● TASK BRIEF
Extract exactly the lines from the top of the records through the line containing "y_ticks = [0.2, 0.4, 0.6, 0.8]", and keep pictures out of the copy.

● SUPPLIED INFORMATION
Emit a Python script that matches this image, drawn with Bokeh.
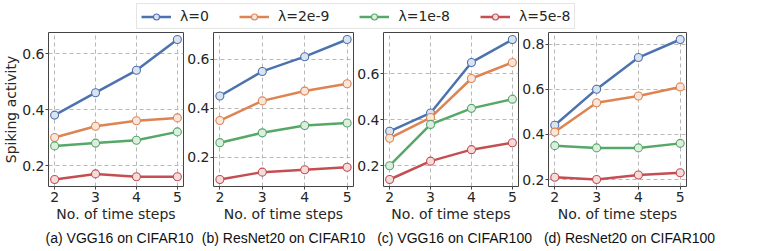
from bokeh.plotting import figure
from bokeh.models import Legend, LegendItem, Label, FixedTicker, Range1d
from bokeh.layouts import row, column
from bokeh.embed import file_html
from bokeh.resources import INLINE

# ---------------- data ----------------
steps = [2, 3, 4, 5]
series_labels = ["λ=0", "λ=2e-9", "λ=1e-8", "λ=5e-8"]
colors = ["#4C72B0", "#DD8452", "#55A868", "#C44E52"]

vgg16_c10_lam0 = [0.38, 0.46, 0.54, 0.65]
vgg16_c10_lam2e9 = [0.30, 0.34, 0.36, 0.37]
vgg16_c10_lam1e8 = [0.27, 0.28, 0.29, 0.32]
vgg16_c10_lam5e8 = [0.15, 0.17, 0.16, 0.16]

resnet20_c10_lam0 = [0.45, 0.55, 0.61, 0.68]
resnet20_c10_lam2e9 = [0.35, 0.43, 0.47, 0.50]
resnet20_c10_lam1e8 = [0.26, 0.30, 0.33, 0.34]
resnet20_c10_lam5e8 = [0.11, 0.14, 0.15, 0.16]

vgg16_c100_lam0 = [0.35, 0.43, 0.65, 0.75]
vgg16_c100_lam2e9 = [0.32, 0.41, 0.58, 0.65]
vgg16_c100_lam1e8 = [0.20, 0.38, 0.45, 0.49]
vgg16_c100_lam5e8 = [0.14, 0.22, 0.27, 0.30]

resnet20_c100_lam0 = [0.44, 0.60, 0.74, 0.82]
resnet20_c100_lam2e9 = [0.41, 0.54, 0.57, 0.61]
resnet20_c100_lam1e8 = [0.35, 0.34, 0.34, 0.36]
resnet20_c100_lam5e8 = [0.21, 0.20, 0.22, 0.23]

captions = ["(a) VGG16 on CIFAR10", "(b) ResNet20 on CIFAR10",
            "(c) VGG16  on CIFAR100", "(d) ResNet20 on CIFAR100"]
x_label = "No. of time steps"
y_label = "Spiking activity"
y_ticks = [0.2, 0.4, 0.6, 0.8]

panels = [
    [vgg16_c10_lam0, vgg16_c10_lam2e9, vgg16_c10_lam1e8, vgg16_c10_lam5e8],
    [resnet20_c10_lam0, resnet20_c10_lam2e9, resnet20_c10_lam1e8, resnet20_c10_lam5e8],
    [vgg16_c100_lam0, vgg16_c100_lam2e9, vgg16_c100_lam1e8, vgg16_c100_lam5e8],
    [resnet20_c100_lam0, resnet20_c100_lam2e9, resnet20_c100_lam1e8, resnet20_c100_lam5e8],
]

# ---------------- style / layout ----------------
FONT = "DejaVu Sans"
TXT = "#262626"
frame_widths = [135, 140, 135, 138]
left_borders = [42, 29, 27, 27]
right_borders = [1, 1, 1, 15]
FRAME_H = 154
caption_centers = [119, 283, 456, 629]   # screen x within the caption strip
TOTAL_W = 744


def pale(hexcol, amt=0.2):
    r, g, b = (int(hexcol[i:i + 2], 16) for i in (1, 3, 5))
    mix = lambda c: int(round(c * amt + 255 * (1 - amt)))
    return "#%02x%02x%02x" % (mix(r), mix(g), mix(b))


def make_panel(i):
    data = panels[i]
    lo = min(min(s) for s in data)
    hi = max(max(s) for s in data)
    pad = 0.05 * (hi - lo)
    p = figure(frame_width=frame_widths[i], frame_height=FRAME_H,
               x_range=Range1d(1.85, 5.15), y_range=Range1d(lo - pad, hi + pad),
               output_backend="svg", toolbar_location=None,
               min_border_left=left_borders[i], min_border_right=right_borders[i],
               min_border_top=2, min_border_bottom=0)
    p.background_fill_color = "white"
    p.border_fill_color = "white"
    p.outline_line_color = "#444444"
    p.outline_line_width = 1

    for s, c in zip(data, colors):
        p.line(steps, s, line_color=c, line_width=2.5)
        p.scatter(steps, s, marker="circle", size=8, fill_color=pale(c),
                  line_color=c, line_width=1.1)

    p.xaxis.ticker = FixedTicker(ticks=steps)
    p.yaxis.ticker = FixedTicker(ticks=y_ticks)
    for ax in (p.xaxis[0], p.yaxis[0]):
        ax.axis_line_color = None
        ax.major_tick_line_color = "#444444"
        ax.major_tick_out = 3
        ax.major_tick_in = 0
        ax.minor_tick_line_color = None
        ax.major_label_text_font = FONT
        ax.major_label_text_font_size = "14px"
        ax.major_label_text_color = TXT
    p.yaxis.major_label_standoff = 1
    p.xaxis.major_label_standoff = 2
    p.xaxis.axis_label = x_label
    p.xaxis.axis_label_text_font = FONT
    p.xaxis.axis_label_text_font_size = "14px"
    p.xaxis.axis_label_text_font_style = "normal"
    p.xaxis.axis_label_text_color = TXT
    p.xaxis.axis_label_standoff = 1
    if i == 0:
        p.yaxis.axis_label = y_label
        p.yaxis.axis_label_text_font = FONT
        p.yaxis.axis_label_text_font_size = "14px"
        p.yaxis.axis_label_text_font_style = "normal"
        p.yaxis.axis_label_text_color = TXT
        p.yaxis.axis_label_standoff = 0

    p.xgrid.ticker = FixedTicker(ticks=steps)
    p.ygrid.ticker = FixedTicker(ticks=y_ticks)
    p.grid.grid_line_color = "#b8b8b8"
    p.grid.grid_line_dash = "4 3"
    p.grid.grid_line_width = 1
    return p


figs = [make_panel(i) for i in range(4)]

# ---------------- legend strip ----------------
lg = figure(width=TOTAL_W, height=30, output_backend="svg", toolbar_location=None,
            x_range=Range1d(0, 1), y_range=Range1d(10, 11),
            x_axis_location=None, y_axis_location=None,
            min_border_left=0, min_border_right=0, min_border_top=0, min_border_bottom=0)
lg.outline_line_color = None
lg.grid.visible = False
items = []
for s, c, lab in zip(panels[0], colors, series_labels):
    r1 = lg.line(steps, s, line_color=c, line_width=2.5)
    r2 = lg.scatter(steps, s, marker="circle", size=8, fill_color=pale(c),
                    line_color=c, line_width=1.1)
    items.append(LegendItem(label=lab, renderers=[r1, r2]))
legend = Legend(items=items, orientation="horizontal", location=(136, 1),
                label_text_font=FONT, label_text_font_size="14px",
                label_text_color=TXT, glyph_width=30, glyph_height=15,
                label_standoff=9, spacing=30, padding=4, margin=0,
                border_line_color="#cccccc", border_line_width=1,
                background_fill_color="white", background_fill_alpha=1)
lg.add_layout(legend, "center")

# ---------------- caption strip ----------------
cap = figure(width=TOTAL_W, height=24, output_backend="svg", toolbar_location=None,
             x_range=Range1d(0, 1), y_range=Range1d(0, 1),
             x_axis_location=None, y_axis_location=None,
             min_border_left=0, min_border_right=0, min_border_top=0, min_border_bottom=0)
cap.outline_line_color = None
cap.grid.visible = False
for cx, txt in zip(caption_centers, captions):
    cap.add_layout(Label(x=cx, y=11, x_units="screen", y_units="screen", text=txt,
                         text_align="center", text_baseline="middle",
                         text_font="Liberation Sans", text_font_size="14px",
                         text_color="#111111"))

layout = column(lg, row(*figs, spacing=0), cap, spacing=0)

open("out.html", "w").write(file_html(layout, INLINE))
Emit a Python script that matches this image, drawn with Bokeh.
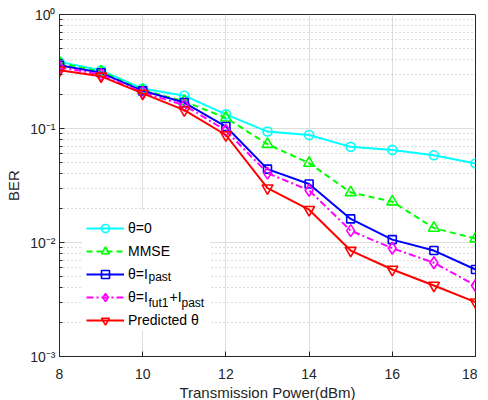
from bokeh.plotting import figure
from bokeh.models import (FixedTicker, CustomJSTickFormatter, Legend, LegendItem, Label,
                          Range1d, BoxAnnotation)
from bokeh.embed import file_html
from bokeh.resources import INLINE

# ---------------- data ----------------
power = [8, 9, 10, 11, 12, 13, 14, 15, 16, 17, 18]
ber_theta0 = [0.384, 0.324, 0.224, 0.194, 0.133, 0.094, 0.0877, 0.069, 0.0649, 0.0583, 0.0493]
ber_mmse = [0.375, 0.315, 0.217, 0.173, 0.124, 0.0728, 0.0497, 0.0275, 0.0228, 0.0134, 0.0108]
ber_past = [0.359, 0.308, 0.214, 0.169, 0.104, 0.044, 0.0326, 0.0161, 0.0106, 0.0085, 0.0058]
ber_fut_past = [0.345, 0.297, 0.207, 0.160, 0.096, 0.0406, 0.0287, 0.0127, 0.0089, 0.00665, 0.0042]
ber_pred = [0.325, 0.287, 0.203, 0.145, 0.0877, 0.030, 0.0194, 0.0085, 0.0058, 0.0042, 0.0030]

x_ticks = [8, 10, 12, 14, 16, 18]
y_ticks = [1e-3, 1e-2, 1e-1, 1.0]
y_minor = [m * d for d in [1e-3, 1e-2, 1e-1] for m in range(2, 10)]

FONT = "Liberation Sans"
AX = "#262626"

p = figure(frame_width=416, frame_height=342, y_axis_type="log",
           x_range=Range1d(8, 18), y_range=Range1d(1e-3, 1.0),
           output_backend="svg", toolbar_location=None,
           min_border_left=59, min_border_top=14, min_border_right=2, min_border_bottom=2)
p.background_fill_color = "white"
p.outline_line_color = AX
p.outline_line_width = 1

xt = FixedTicker(ticks=x_ticks)
yt = FixedTicker(ticks=y_ticks, minor_ticks=y_minor)
p.xaxis.ticker = xt
p.yaxis.ticker = yt

sup_js = """
const sup = {"-":"\u207b","0":"\u2070","1":"\u00b9","2":"\u00b2","3":"\u00b3","4":"\u2074","5":"\u2075","6":"\u2076","7":"\u2077","8":"\u2078","9":"\u2079"};
const e = Math.round(Math.log10(tick));
return "10" + String(e).split("").map(c => sup[c]).join("");
"""
p.yaxis.formatter = CustomJSTickFormatter(code=sup_js)

for ax in [p.xaxis[0], p.yaxis[0]]:
    ax.axis_line_color = AX
    ax.major_tick_line_color = AX
    ax.minor_tick_line_color = AX
    ax.major_tick_in = 5
    ax.major_tick_out = 0
    ax.minor_tick_in = 3
    ax.minor_tick_out = 0
    ax.major_label_text_font = FONT
    ax.major_label_text_font_size = "14px"
    ax.major_label_text_color = AX
    ax.axis_label_text_font = FONT
    ax.axis_label_text_font_size = "15px"
    ax.axis_label_text_font_style = "normal"
    ax.axis_label_text_color = AX

p.xaxis.axis_label = "Transmission Power(dBm)"
p.yaxis.axis_label = "BER"
p.xaxis.major_label_standoff = 12
p.xaxis.axis_label_standoff = 2
p.yaxis.major_label_standoff = 4
p.yaxis.axis_label_standoff = 5
p.xaxis[0].minor_tick_line_color = None

p.xgrid.grid_line_color = "#dedede"
p.xgrid.grid_line_width = 1
p.ygrid.grid_line_color = "#dedede"
p.ygrid.grid_line_width = 1
p.ygrid.minor_grid_line_color = "#b8b8b8"
p.ygrid.minor_grid_line_dash = "1 3"

# white legend background (under the data, above the grid)
p.add_layout(BoxAnnotation(left=23, right=151, bottom=26, top=146,
                           left_units="screen", right_units="screen",
                           bottom_units="screen", top_units="screen",
                           fill_color="white", fill_alpha=1.0, line_alpha=0.0,
                           level="underlay", editable=False))

series = [
    (ber_theta0, "#00ffff", "solid", "circle", 9),
    (ber_mmse, "#00ff00", "6 4", "triangle", 11),
    (ber_past, "#0000ff", "solid", "square", 8),
    (ber_fut_past, "#ff00ff", "7 3 2 3", "diamond", 12),
    (ber_pred, "#ff0000", "solid", "inverted_triangle", 11),
]
labels = ["\u03b8=0", "MMSE", "\u03b8=I", "\u03b8=I", "Predicted \u03b8"]
items = []
for (ys, col, dash, mk, sz), lab in zip(series, labels):
    r1 = p.line(power, ys, line_color=col, line_width=2, line_dash=dash)
    r2 = p.scatter(power, ys, marker=mk, size=sz, line_color=col, line_width=1.6,
                   fill_color=None)
    items.append(LegendItem(label=lab, renderers=[r1, r2]))

legend = Legend(items=items, location=(19, 18), padding=8, spacing=3,
                glyph_width=38, glyph_height=20, label_height=20, label_standoff=4,
                label_text_font=FONT, label_text_font_size="14px", label_text_color="black",
                background_fill_color="white", background_fill_alpha=0.0,
                border_line_alpha=0.0)
p.add_layout(legend)

# subscripts for legend labels (screen units, relative to the plot frame)
def lab(x, y, t, size):
    p.add_layout(Label(x=x, y=y, x_units="screen", y_units="screen", text=t,
                       text_font=FONT, text_font_size=size, text_color="black",
                       text_baseline="middle", level="overlay"))

lab(89, 80, "past", "12px")
lab(89, 54, "fut1", "12px")
lab(110, 60, "+I", "14px")
lab(122, 54, "past", "12px")

open("out.html", "w").write(file_html(p, INLINE))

● ANSWER FOR THIS EXERCISE
Emit a Python script that matches this image, drawn with Bokeh.
from bokeh.plotting import figure
from bokeh.models import Legend, LegendItem, Label, FixedTicker, Range1d
from bokeh.layouts import row, column
from bokeh.embed import file_html
from bokeh.resources import INLINE

# ---------------- data ----------------
steps = [2, 3, 4, 5]
series_labels = ["λ=0", "λ=2e-9", "λ=1e-8", "λ=5e-8"]
colors = ["#4C72B0", "#DD8452", "#55A868", "#C44E52"]

vgg16_c10_lam0 = [0.38, 0.46, 0.54, 0.65]
vgg16_c10_lam2e9 = [0.30, 0.34, 0.36, 0.37]
vgg16_c10_lam1e8 = [0.27, 0.28, 0.29, 0.32]
vgg16_c10_lam5e8 = [0.15, 0.17, 0.16, 0.16]

resnet20_c10_lam0 = [0.45, 0.55, 0.61, 0.68]
resnet20_c10_lam2e9 = [0.35, 0.43, 0.47, 0.50]
resnet20_c10_lam1e8 = [0.26, 0.30, 0.33, 0.34]
resnet20_c10_lam5e8 = [0.11, 0.14, 0.15, 0.16]

vgg16_c100_lam0 = [0.35, 0.43, 0.65, 0.75]
vgg16_c100_lam2e9 = [0.32, 0.41, 0.58, 0.65]
vgg16_c100_lam1e8 = [0.20, 0.38, 0.45, 0.49]
vgg16_c100_lam5e8 = [0.14, 0.22, 0.27, 0.30]

resnet20_c100_lam0 = [0.44, 0.60, 0.74, 0.82]
resnet20_c100_lam2e9 = [0.41, 0.54, 0.57, 0.61]
resnet20_c100_lam1e8 = [0.35, 0.34, 0.34, 0.36]
resnet20_c100_lam5e8 = [0.21, 0.20, 0.22, 0.23]

captions = ["(a) VGG16 on CIFAR10", "(b) ResNet20 on CIFAR10",
            "(c) VGG16  on CIFAR100", "(d) ResNet20 on CIFAR100"]
x_label = "No. of time steps"
y_label = "Spiking activity"
y_ticks = [0.2, 0.4, 0.6, 0.8]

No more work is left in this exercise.